- [WRITTEN INSTRUCTION]: Keep the pictures out and restate every record exactly.

start PROVIDED MATERIAL

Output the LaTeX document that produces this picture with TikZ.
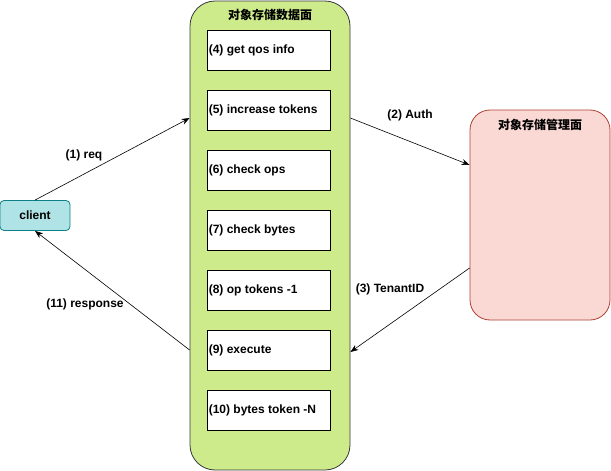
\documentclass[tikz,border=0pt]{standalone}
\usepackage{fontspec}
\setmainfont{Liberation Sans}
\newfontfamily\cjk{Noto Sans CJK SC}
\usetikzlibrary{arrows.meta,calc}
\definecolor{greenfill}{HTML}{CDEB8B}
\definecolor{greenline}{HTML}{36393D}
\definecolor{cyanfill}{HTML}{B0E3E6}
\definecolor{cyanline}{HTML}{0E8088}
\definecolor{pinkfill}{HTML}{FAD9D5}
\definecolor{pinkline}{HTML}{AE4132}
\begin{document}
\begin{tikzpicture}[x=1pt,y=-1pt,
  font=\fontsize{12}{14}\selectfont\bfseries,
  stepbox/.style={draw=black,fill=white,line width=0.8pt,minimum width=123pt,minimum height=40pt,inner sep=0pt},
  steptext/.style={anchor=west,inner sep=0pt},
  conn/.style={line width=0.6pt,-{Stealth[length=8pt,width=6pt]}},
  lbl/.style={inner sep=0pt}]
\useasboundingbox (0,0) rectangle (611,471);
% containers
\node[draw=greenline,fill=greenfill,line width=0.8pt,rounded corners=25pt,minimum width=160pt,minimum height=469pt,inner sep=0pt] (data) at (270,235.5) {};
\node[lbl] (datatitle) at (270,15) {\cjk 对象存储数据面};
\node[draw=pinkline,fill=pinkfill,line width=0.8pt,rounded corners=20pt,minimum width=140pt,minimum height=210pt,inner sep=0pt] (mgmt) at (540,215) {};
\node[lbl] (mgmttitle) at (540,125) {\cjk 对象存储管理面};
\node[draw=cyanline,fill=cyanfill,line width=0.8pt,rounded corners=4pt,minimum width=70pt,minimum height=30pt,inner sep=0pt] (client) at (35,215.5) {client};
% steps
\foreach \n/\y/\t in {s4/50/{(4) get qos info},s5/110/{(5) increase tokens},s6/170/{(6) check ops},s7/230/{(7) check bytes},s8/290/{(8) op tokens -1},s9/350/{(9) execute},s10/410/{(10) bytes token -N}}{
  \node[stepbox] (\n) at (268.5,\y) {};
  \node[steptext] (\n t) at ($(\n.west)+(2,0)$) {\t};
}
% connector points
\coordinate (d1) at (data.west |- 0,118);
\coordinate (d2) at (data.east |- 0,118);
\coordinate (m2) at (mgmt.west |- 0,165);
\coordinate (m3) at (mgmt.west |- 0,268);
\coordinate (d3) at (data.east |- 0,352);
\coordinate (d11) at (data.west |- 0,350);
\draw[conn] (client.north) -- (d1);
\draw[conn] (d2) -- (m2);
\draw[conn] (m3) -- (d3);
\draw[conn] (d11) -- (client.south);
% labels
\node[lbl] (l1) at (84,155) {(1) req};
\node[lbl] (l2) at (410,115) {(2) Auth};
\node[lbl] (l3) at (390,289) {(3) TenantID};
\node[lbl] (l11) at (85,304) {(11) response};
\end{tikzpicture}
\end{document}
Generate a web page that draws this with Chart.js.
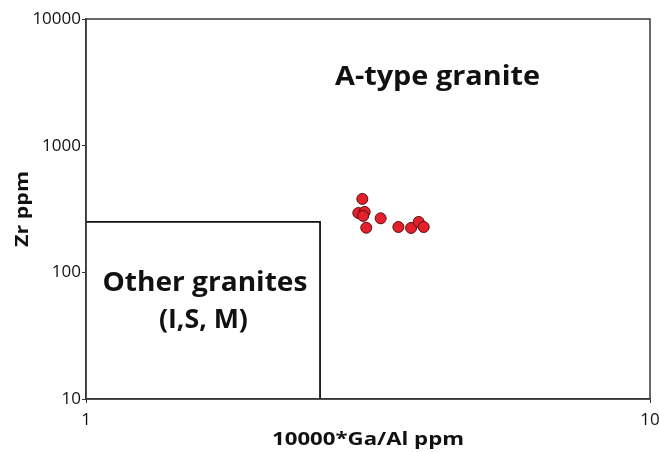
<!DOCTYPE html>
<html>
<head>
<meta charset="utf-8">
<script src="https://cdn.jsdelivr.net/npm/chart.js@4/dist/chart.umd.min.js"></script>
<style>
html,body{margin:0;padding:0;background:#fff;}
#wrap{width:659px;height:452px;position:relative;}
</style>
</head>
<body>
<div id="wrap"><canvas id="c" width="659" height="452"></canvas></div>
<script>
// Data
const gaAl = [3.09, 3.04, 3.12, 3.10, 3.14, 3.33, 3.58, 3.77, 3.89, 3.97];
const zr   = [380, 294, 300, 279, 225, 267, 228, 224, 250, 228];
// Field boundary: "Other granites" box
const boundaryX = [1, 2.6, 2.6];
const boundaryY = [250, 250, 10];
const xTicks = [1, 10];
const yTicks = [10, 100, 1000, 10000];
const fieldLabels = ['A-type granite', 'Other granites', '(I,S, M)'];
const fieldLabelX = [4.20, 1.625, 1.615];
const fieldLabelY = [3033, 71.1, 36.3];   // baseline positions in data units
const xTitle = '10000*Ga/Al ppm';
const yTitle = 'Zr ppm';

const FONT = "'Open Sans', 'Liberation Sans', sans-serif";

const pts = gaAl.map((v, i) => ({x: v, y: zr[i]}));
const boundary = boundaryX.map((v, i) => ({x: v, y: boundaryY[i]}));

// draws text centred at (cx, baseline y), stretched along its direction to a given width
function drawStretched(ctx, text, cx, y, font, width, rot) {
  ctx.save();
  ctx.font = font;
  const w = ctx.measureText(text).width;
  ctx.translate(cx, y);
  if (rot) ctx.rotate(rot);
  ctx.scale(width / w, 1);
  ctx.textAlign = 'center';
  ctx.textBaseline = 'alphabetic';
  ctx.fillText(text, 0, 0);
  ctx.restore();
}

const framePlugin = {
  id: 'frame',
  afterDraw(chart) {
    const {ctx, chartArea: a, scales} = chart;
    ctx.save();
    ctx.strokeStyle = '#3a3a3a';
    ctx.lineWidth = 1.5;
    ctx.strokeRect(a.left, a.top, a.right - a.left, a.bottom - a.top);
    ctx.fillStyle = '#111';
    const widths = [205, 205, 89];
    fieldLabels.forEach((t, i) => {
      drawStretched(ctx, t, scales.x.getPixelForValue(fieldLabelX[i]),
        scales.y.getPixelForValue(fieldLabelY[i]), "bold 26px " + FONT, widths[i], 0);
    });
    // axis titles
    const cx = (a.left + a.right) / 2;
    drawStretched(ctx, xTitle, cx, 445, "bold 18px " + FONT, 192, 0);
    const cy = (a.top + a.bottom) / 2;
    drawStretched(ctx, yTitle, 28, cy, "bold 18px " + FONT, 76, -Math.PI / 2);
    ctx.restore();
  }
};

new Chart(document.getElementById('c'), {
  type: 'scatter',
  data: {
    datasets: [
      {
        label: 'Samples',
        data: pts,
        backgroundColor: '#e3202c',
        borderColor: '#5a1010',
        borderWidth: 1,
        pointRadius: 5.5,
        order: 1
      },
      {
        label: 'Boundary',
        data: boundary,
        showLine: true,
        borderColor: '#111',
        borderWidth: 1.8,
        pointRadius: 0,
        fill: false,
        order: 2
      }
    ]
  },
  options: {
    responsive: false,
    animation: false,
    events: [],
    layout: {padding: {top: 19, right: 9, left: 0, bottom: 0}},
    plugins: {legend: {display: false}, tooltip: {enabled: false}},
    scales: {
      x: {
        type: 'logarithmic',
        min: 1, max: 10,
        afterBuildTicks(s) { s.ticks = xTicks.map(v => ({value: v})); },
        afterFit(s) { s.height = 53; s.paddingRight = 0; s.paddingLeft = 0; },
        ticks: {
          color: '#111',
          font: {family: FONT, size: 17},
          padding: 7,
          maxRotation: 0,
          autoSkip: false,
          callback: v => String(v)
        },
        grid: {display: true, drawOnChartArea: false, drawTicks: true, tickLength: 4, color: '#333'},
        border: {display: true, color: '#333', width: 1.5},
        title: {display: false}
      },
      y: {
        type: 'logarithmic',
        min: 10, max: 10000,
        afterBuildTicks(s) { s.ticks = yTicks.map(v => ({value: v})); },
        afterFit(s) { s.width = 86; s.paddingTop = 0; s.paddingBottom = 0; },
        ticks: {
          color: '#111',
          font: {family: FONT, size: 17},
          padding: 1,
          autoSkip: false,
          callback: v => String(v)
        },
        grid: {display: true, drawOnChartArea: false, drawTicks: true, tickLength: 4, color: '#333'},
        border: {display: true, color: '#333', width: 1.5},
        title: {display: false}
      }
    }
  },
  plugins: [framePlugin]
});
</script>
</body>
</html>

end PROVIDED MATERIAL

- [RESPONSE]:
Output the LaTeX document that produces this picture with TikZ.
\documentclass[tikz,border=0pt]{standalone}
\usepackage{fontspec}
\setmainfont{Liberation Sans}
\newfontfamily\cjk{Noto Sans CJK SC}
\usetikzlibrary{arrows.meta,calc}
\definecolor{greenfill}{HTML}{CDEB8B}
\definecolor{greenline}{HTML}{36393D}
\definecolor{cyanfill}{HTML}{B0E3E6}
\definecolor{cyanline}{HTML}{0E8088}
\definecolor{pinkfill}{HTML}{FAD9D5}
\definecolor{pinkline}{HTML}{AE4132}
\begin{document}
\begin{tikzpicture}[x=1pt,y=-1pt,
  font=\fontsize{12}{14}\selectfont\bfseries,
  stepbox/.style={draw=black,fill=white,line width=0.8pt,minimum width=123pt,minimum height=40pt,inner sep=0pt},
  steptext/.style={anchor=west,inner sep=0pt},
  conn/.style={line width=0.6pt,-{Stealth[length=8pt,width=6pt]}},
  lbl/.style={inner sep=0pt}]
\useasboundingbox (0,0) rectangle (611,471);
% containers
\node[draw=greenline,fill=greenfill,line width=0.8pt,rounded corners=25pt,minimum width=160pt,minimum height=469pt,inner sep=0pt] (data) at (270,235.5) {};
\node[lbl] (datatitle) at (270,15) {\cjk 对象存储数据面};
\node[draw=pinkline,fill=pinkfill,line width=0.8pt,rounded corners=20pt,minimum width=140pt,minimum height=210pt,inner sep=0pt] (mgmt) at (540,215) {};
\node[lbl] (mgmttitle) at (540,125) {\cjk 对象存储管理面};
\node[draw=cyanline,fill=cyanfill,line width=0.8pt,rounded corners=4pt,minimum width=70pt,minimum height=30pt,inner sep=0pt] (client) at (35,215.5) {client};
% steps
\foreach \n/\y/\t in {s4/50/{(4) get qos info},s5/110/{(5) increase tokens},s6/170/{(6) check ops},s7/230/{(7) check bytes},s8/290/{(8) op tokens -1},s9/350/{(9) execute},s10/410/{(10) bytes token -N}}{
  \node[stepbox] (\n) at (268.5,\y) {};
  \node[steptext] (\n t) at ($(\n.west)+(2,0)$) {\t};
}
% connector points
\coordinate (d1) at (data.west |- 0,118);
\coordinate (d2) at (data.east |- 0,118);
\coordinate (m2) at (mgmt.west |- 0,165);
\coordinate (m3) at (mgmt.west |- 0,268);
\coordinate (d3) at (data.east |- 0,352);
\coordinate (d11) at (data.west |- 0,350);
\draw[conn] (client.north) -- (d1);
\draw[conn] (d2) -- (m2);
\draw[conn] (m3) -- (d3);
\draw[conn] (d11) -- (client.south);
% labels
\node[lbl] (l1) at (84,155) {(1) req};
\node[lbl] (l2) at (410,115) {(2) Auth};
\node[lbl] (l3) at (390,289) {(3) TenantID};
\node[lbl] (l11) at (85,304) {(11) response};
\end{tikzpicture}
\end{document}
Generate a web page that draws this with Chart.js.
<!DOCTYPE html>
<html>
<head>
<meta charset="utf-8">
<script src="https://cdn.jsdelivr.net/npm/chart.js@4/dist/chart.umd.min.js"></script>
<style>
html,body{margin:0;padding:0;background:#fff;}
#wrap{width:659px;height:452px;position:relative;}
</style>
</head>
<body>
<div id="wrap"><canvas id="c" width="659" height="452"></canvas></div>
<script>
// Data
const gaAl = [3.09, 3.04, 3.12, 3.10, 3.14, 3.33, 3.58, 3.77, 3.89, 3.97];
const zr   = [380, 294, 300, 279, 225, 267, 228, 224, 250, 228];
// Field boundary: "Other granites" box
const boundaryX = [1, 2.6, 2.6];
const boundaryY = [250, 250, 10];
const xTicks = [1, 10];
const yTicks = [10, 100, 1000, 10000];
const fieldLabels = ['A-type granite', 'Other granites', '(I,S, M)'];
const fieldLabelX = [4.20, 1.625, 1.615];
const fieldLabelY = [3033, 71.1, 36.3];   // baseline positions in data units
const xTitle = '10000*Ga/Al ppm';
const yTitle = 'Zr ppm';

const FONT = "'Open Sans', 'Liberation Sans', sans-serif";

const pts = gaAl.map((v, i) => ({x: v, y: zr[i]}));
const boundary = boundaryX.map((v, i) => ({x: v, y: boundaryY[i]}));

// draws text centred at (cx, baseline y), stretched along its direction to a given width
function drawStretched(ctx, text, cx, y, font, width, rot) {
  ctx.save();
  ctx.font = font;
  const w = ctx.measureText(text).width;
  ctx.translate(cx, y);
  if (rot) ctx.rotate(rot);
  ctx.scale(width / w, 1);
  ctx.textAlign = 'center';
  ctx.textBaseline = 'alphabetic';
  ctx.fillText(text, 0, 0);
  ctx.restore();
}

const framePlugin = {
  id: 'frame',
  afterDraw(chart) {
    const {ctx, chartArea: a, scales} = chart;
    ctx.save();
    ctx.strokeStyle = '#3a3a3a';
    ctx.lineWidth = 1.5;
    ctx.strokeRect(a.left, a.top, a.right - a.left, a.bottom - a.top);
    ctx.fillStyle = '#111';
    const widths = [205, 205, 89];
    fieldLabels.forEach((t, i) => {
      drawStretched(ctx, t, scales.x.getPixelForValue(fieldLabelX[i]),
        scales.y.getPixelForValue(fieldLabelY[i]), "bold 26px " + FONT, widths[i], 0);
    });
    // axis titles
    const cx = (a.left + a.right) / 2;
    drawStretched(ctx, xTitle, cx, 445, "bold 18px " + FONT, 192, 0);
    const cy = (a.top + a.bottom) / 2;
    drawStretched(ctx, yTitle, 28, cy, "bold 18px " + FONT, 76, -Math.PI / 2);
    ctx.restore();
  }
};

new Chart(document.getElementById('c'), {
  type: 'scatter',
  data: {
    datasets: [
      {
        label: 'Samples',
        data: pts,
        backgroundColor: '#e3202c',
        borderColor: '#5a1010',
        borderWidth: 1,
        pointRadius: 5.5,
        order: 1
      },
      {
        label: 'Boundary',
        data: boundary,
        showLine: true,
        borderColor: '#111',
        borderWidth: 1.8,
        pointRadius: 0,
        fill: false,
        order: 2
      }
    ]
  },
  options: {
    responsive: false,
    animation: false,
    events: [],
    layout: {padding: {top: 19, right: 9, left: 0, bottom: 0}},
    plugins: {legend: {display: false}, tooltip: {enabled: false}},
    scales: {
      x: {
        type: 'logarithmic',
        min: 1, max: 10,
        afterBuildTicks(s) { s.ticks = xTicks.map(v => ({value: v})); },
        afterFit(s) { s.height = 53; s.paddingRight = 0; s.paddingLeft = 0; },
        ticks: {
          color: '#111',
          font: {family: FONT, size: 17},
          padding: 7,
          maxRotation: 0,
          autoSkip: false,
          callback: v => String(v)
        },
        grid: {display: true, drawOnChartArea: false, drawTicks: true, tickLength: 4, color: '#333'},
        border: {display: true, color: '#333', width: 1.5},
        title: {display: false}
      },
      y: {
        type: 'logarithmic',
        min: 10, max: 10000,
        afterBuildTicks(s) { s.ticks = yTicks.map(v => ({value: v})); },
        afterFit(s) { s.width = 86; s.paddingTop = 0; s.paddingBottom = 0; },
        ticks: {
          color: '#111',
          font: {family: FONT, size: 17},
          padding: 1,
          autoSkip: false,
          callback: v => String(v)
        },
        grid: {display: true, drawOnChartArea: false, drawTicks: true, tickLength: 4, color: '#333'},
        border: {display: true, color: '#333', width: 1.5},
        title: {display: false}
      }
    }
  },
  plugins: [framePlugin]
});
</script>
</body>
</html>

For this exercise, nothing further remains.